Jazz fest hits a sour note
Regulars miss comfort of Piedmont Park, more well-known performers.


The Atlanta Journal-Constitution
Published on: 05/25/08

Dallas Childs, a veteran of Atlanta jazz festivals, wasn't happy Saturday, despite the Budweiser within easy reach of his chair parked in the middle of Woodruff Park.

"I would have preferred Piedmont Park," Childs said, referring to the previous location for the Memorial Day weekend Atlanta Jazz Festival. "I'll come all three days [of the festival], but I'm not totally happy. If they have it here next year ... I won't come back."

Childs, 43, and his buddy, jazz festival first-timer John Murray, set up about an hour before the music began at 2 p.m., with a clear view of the stage on the other side of Auburn Avenue.
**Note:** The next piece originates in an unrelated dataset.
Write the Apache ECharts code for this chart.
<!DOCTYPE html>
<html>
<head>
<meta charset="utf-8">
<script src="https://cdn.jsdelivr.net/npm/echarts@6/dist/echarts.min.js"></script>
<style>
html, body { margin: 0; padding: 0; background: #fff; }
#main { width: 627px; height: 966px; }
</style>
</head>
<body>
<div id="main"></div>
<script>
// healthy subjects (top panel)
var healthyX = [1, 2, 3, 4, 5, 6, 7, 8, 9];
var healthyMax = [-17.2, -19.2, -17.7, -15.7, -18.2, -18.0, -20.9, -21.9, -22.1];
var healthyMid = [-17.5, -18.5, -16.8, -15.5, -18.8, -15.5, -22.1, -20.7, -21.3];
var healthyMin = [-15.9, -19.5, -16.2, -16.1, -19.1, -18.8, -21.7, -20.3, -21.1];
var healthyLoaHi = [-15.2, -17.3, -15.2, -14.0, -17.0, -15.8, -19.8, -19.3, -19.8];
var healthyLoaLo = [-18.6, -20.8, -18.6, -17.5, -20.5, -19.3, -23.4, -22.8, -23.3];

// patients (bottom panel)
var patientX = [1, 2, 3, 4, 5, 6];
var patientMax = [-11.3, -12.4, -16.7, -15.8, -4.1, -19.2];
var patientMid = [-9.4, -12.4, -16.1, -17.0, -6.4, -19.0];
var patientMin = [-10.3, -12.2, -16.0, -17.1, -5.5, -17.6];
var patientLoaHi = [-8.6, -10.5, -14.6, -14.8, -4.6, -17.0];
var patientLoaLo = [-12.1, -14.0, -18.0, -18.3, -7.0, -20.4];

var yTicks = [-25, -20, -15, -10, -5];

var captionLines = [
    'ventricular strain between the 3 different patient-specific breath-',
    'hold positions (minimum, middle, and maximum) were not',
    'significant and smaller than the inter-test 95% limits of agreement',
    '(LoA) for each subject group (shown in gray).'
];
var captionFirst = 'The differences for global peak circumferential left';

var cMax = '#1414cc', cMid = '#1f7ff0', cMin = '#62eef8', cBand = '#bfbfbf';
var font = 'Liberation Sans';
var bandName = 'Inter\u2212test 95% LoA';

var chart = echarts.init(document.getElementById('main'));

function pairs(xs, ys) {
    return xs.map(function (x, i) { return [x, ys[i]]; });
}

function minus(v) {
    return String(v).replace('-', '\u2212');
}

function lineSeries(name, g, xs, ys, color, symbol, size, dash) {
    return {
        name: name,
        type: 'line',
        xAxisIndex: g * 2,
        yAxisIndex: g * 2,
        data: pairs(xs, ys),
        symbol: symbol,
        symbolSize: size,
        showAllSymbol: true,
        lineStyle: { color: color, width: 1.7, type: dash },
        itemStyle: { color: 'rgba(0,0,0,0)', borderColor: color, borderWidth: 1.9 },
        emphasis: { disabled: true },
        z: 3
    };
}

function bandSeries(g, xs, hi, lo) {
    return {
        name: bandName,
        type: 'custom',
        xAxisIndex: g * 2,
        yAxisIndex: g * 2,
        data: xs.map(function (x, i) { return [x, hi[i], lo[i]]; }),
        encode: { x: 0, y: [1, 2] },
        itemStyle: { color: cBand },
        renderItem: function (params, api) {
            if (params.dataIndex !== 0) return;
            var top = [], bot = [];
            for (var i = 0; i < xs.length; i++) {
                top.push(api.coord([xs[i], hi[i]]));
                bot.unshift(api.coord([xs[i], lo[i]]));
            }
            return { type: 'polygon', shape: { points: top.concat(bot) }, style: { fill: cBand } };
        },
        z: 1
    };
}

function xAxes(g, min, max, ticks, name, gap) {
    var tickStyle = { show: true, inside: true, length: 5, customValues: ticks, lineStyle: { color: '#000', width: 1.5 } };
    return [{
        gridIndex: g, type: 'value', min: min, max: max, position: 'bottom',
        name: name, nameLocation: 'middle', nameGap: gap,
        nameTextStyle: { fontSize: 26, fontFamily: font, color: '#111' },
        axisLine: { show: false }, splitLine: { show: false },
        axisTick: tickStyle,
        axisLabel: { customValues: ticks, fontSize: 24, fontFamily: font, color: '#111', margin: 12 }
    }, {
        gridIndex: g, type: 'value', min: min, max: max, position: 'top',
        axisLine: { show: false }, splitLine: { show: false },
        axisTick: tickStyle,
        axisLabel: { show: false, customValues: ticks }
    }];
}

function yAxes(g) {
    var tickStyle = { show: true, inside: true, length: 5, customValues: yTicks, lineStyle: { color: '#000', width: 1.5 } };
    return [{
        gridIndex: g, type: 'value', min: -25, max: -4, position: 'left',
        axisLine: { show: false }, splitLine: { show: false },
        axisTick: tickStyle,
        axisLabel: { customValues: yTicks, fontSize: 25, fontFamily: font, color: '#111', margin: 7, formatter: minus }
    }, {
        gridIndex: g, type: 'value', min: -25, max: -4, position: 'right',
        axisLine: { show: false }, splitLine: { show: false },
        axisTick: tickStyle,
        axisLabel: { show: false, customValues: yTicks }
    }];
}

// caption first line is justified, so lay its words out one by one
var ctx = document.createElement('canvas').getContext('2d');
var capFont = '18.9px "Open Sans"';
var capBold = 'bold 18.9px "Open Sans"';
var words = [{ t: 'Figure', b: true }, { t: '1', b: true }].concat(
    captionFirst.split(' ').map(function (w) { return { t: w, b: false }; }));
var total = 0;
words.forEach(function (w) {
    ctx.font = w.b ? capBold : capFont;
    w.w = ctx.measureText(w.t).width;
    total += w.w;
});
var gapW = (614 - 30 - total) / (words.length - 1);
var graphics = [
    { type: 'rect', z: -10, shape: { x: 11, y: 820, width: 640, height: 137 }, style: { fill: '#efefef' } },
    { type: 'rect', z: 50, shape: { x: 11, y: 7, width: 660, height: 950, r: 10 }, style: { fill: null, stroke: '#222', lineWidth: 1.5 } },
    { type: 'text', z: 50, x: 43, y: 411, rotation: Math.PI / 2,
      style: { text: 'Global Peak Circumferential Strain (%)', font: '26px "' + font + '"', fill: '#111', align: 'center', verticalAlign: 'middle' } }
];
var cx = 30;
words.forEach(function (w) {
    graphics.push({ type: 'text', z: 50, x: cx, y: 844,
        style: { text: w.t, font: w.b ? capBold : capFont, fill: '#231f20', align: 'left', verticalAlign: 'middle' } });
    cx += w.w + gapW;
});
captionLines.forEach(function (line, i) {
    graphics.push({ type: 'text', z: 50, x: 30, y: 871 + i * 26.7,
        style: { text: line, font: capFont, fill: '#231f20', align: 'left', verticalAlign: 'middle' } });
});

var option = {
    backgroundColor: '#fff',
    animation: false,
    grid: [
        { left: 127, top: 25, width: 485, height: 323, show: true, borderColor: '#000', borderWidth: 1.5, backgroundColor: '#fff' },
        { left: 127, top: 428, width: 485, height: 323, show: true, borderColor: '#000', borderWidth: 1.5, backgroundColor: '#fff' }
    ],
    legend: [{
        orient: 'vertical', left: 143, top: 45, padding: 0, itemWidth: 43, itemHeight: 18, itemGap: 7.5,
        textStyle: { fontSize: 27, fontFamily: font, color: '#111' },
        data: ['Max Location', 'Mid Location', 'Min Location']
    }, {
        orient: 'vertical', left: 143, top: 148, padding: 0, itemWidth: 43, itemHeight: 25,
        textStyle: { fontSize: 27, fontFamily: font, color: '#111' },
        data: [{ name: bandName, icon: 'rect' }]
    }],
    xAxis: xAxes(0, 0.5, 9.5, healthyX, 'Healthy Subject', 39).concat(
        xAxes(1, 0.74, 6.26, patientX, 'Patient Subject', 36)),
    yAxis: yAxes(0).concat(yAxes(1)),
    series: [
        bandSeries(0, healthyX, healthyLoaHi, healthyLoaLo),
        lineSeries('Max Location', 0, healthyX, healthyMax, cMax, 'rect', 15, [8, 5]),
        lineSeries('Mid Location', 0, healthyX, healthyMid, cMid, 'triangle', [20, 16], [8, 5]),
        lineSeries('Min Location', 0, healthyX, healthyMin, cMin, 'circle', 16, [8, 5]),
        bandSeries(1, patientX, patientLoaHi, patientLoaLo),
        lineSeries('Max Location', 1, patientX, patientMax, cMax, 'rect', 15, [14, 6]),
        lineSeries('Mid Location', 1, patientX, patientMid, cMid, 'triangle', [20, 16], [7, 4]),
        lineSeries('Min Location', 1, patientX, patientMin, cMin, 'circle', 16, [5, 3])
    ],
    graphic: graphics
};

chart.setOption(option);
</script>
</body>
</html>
Childs, with his bare feet propped up on a cooler, was disappointed that the crowds were smaller, shade was at a premium and grilling was no longer allowed.

Other fans, too, weren't happy with leaving Piedmont.
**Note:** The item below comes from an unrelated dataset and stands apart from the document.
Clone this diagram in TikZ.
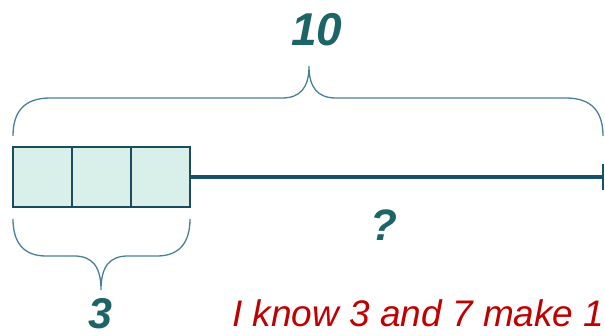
\documentclass[tikz,border=0pt]{standalone}
\usepackage{fontspec}
\setmainfont{Liberation Sans}
\definecolor{tealtxt}{HTML}{1C6466}
\definecolor{bracec}{HTML}{4A7F9C}
\definecolor{barline}{HTML}{18506A}
\definecolor{boxfill}{HTML}{D9EFE9}
\definecolor{boxdraw}{HTML}{1B4B5C}
\definecolor{redtxt}{HTML}{C00000}
\tikzset{
  cell/.style={draw=boxdraw, line width=2.6pt, fill=boxfill, minimum width=59pt, minimum height=60pt, inner sep=0pt, outer sep=0pt},
  bracepath/.style={draw=bracec, line width=1.3pt},
  numlabel/.style={text=tealtxt, font=\fontsize{46}{50}\selectfont\bfseries\itshape, inner sep=0pt},
  smalllabel/.style={text=tealtxt, font=\fontsize{43}{46}\selectfont\bfseries\itshape, inner sep=0pt},
  qlabel/.style={text=tealtxt, font=\fontsize{44}{48}\selectfont\bfseries\itshape, inner sep=0pt},
  saytext/.style={text=redtxt, font=\fontsize{37}{42}\selectfont\itshape, inner sep=0pt, anchor=base west},
}
\begin{document}
\begin{tikzpicture}[x=1pt,y=-1pt]
\useasboundingbox (0,0) rectangle (605,336);
% bar cells
\node[cell] (c1) at (42.5,177) {};
\node[cell] (c2) at (101.5,177) {};
\node[cell] (c3) at (160.5,177) {};
\coordinate (lend) at (603,177);
\coordinate (ttop) at (603,164);
\coordinate (tbot) at (603,190);
\draw[barline, line width=3.2pt] (c3.east) -- (lend);
\draw[barline, line width=2.6pt] (ttop) -- (tbot);
% top brace
\coordinate (tl) at (13,136);
\coordinate (tr) at (603,136);
\coordinate (tt) at (309,66);
\path[bracepath] (tl) .. controls (13,112) and (24,98) .. (50,98) -- (282,98)
  .. controls (300,98) and (309,88) .. (tt)
  .. controls (309,88) and (318,98) .. (336,98) -- (566,98)
  .. controls (592,98) and (603,112) .. (tr);
% bottom brace
\coordinate (bl) at (13,219);
\coordinate (br) at (190,219);
\coordinate (bt) at (101,290);
\path[bracepath] (bl) .. controls (13,243) and (24,256) .. (46,256) -- (74,256)
  .. controls (92,256) and (101,266) .. (bt)
  .. controls (101,266) and (110,256) .. (128,256) -- (157,256)
  .. controls (179,256) and (190,243) .. (br);
% labels
\node[numlabel] (ten) at (317,30) {10};
\node[smalllabel] (three) at (100,314) {3};
\node[qlabel] (q) at (384,225) {?};
\node[saytext] (say) at (232,327) {I know 3 and 7 make 1};
\end{tikzpicture}
\end{document}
"People would cook out, and pitch tents to stay out of the sun, but we can't do that here," said Stacey Taylor of Stone Mountain, who has attended the festival for the past 21 years.

Taylor was sitting in Woodruff in a folding chair with a sun shade on top, listening to the Sandtown Middle School Jazz Band.
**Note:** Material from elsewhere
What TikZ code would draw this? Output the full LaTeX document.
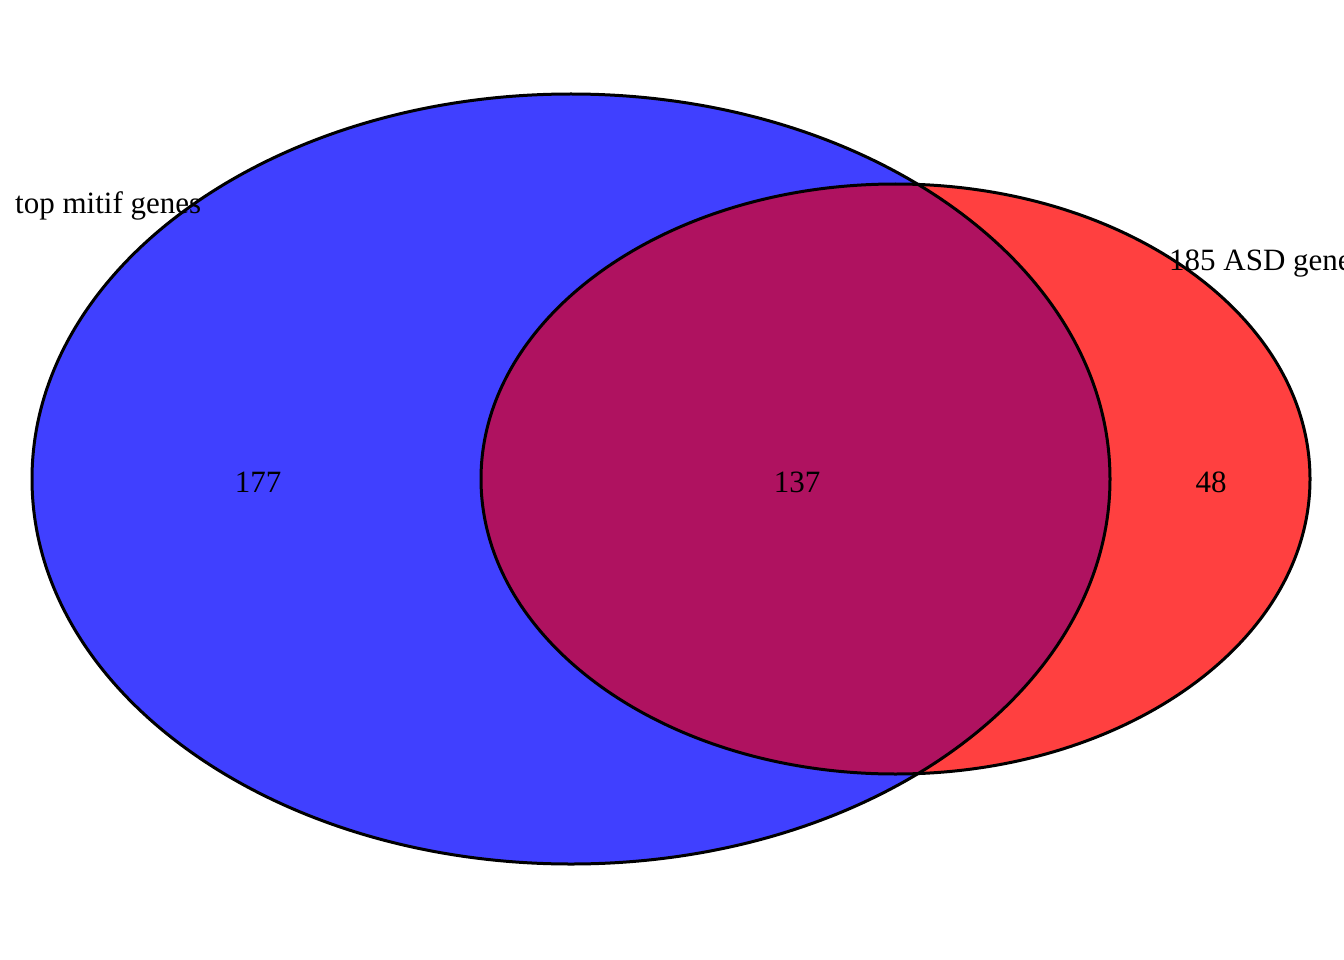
\documentclass[tikz,border=0pt]{standalone}
\usepackage{fontspec}
\setmainfont{Liberation Serif}
\usetikzlibrary{calc}
\definecolor{setblue}{RGB}{64,64,255}
\definecolor{setred}{RGB}{255,64,64}
\definecolor{setboth}{RGB}{175,18,96}
\tikzset{
  setline/.style={line width=3pt, draw=black},
  cnt/.style={inner sep=0pt, font=\fontsize{31}{36}\selectfont},
  setname/.style={cnt, anchor=west}
}

\begin{document}
\begin{tikzpicture}[x=1pt, y=-1pt]
\useasboundingbox (0,0) rectangle (1344,960);
% --- sets ---
\coordinate (A) at (571,479);
\coordinate (B) at (895.5,479);
\fill[setblue] (A) ellipse [x radius=539, y radius=385];
\fill[setred] (B) ellipse [x radius=414.5, y radius=295];
\begin{scope}
\clip (A) ellipse [x radius=539, y radius=385];
\fill[setboth] (B) ellipse [x radius=414.5, y radius=295];
\end{scope}
\draw[setline] (A) ellipse [x radius=539, y radius=385];
\draw[setline] (B) ellipse [x radius=414.5, y radius=295];
% --- counts ---
\node[cnt] (only1) at (258,482) {177};
\node[cnt] (both) at (797,482) {137};
\node[cnt] (only2) at (1211,482) {48};
% --- names ---
\node[setname] (name1) at (15,206) {top mitif genes};
\node[setname] (name2) at (1169,264) {185 ASD genes};
\end{tikzpicture}
\end{document}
Festival hours were shorter —- this year 2-8 p.m. each day as opposed to 11 a.m.-10 p.m. last year. There were fewer, lesser-known performers.

The 31-year-old Jazz Festival attracted more than 200,000 people to Piedmont Park over three days last year. But this year, because of space constraints at Woodruff, attendance is limited to 49,000 total.

And Childs doubts those numbers will come.

"When they [potential festival-goers] see how it's set up, they're going to be frustrated," he said.

This is the second of five major events to convene since they were all banished from Piedmont Park to protect the park's drought-stressed lawn.

Booths ringed the 3.3-acre Woodruff Park on Peachtree at Five Points. Vendors offered purses and sunglasses, fake eyelashes and a chance to register to vote. Water and beer both cost $4, while a soda was $3.

There was plenty of room to move around in the park, even though the venue was much smaller. Saturday's lineup started with the youth jazz band from a middle school in southwest Atlanta and included performers Genetic Drift, Heather Johnson, Rua 6 and Bernard Linnette featuring Charito.

Randal Jenkins followed his routine for 18 previous Atlanta Jazz Festivals. His folding chair was on the front row at the foot of the stage while the youth jazz band played Saturday afternoon, but his perch was on a stretch of asphalt, Auburn Avenue, instead of a patch of green.

"It's different, it's smaller, but it seems OK to me," said Jenkins, 58, a former New York jazzman.

But just a few yards behind him, Wayne and Emilia Dacosta of Peachtree City debated whether they approved of the new location.

"The other one was a little better," Wayne Dacosta said.

"That would be an understatement," his wife said.

Dacosta conceded it was "a little weird" to be listening to jazz from a chair perched on the edge of the sidewalk at Auburn Avenue.

Would they stay until the last performance Saturday by Serenata Band?

"Probably not," said Wayne Decosta. "We'll probably go find a jazz club somewhere."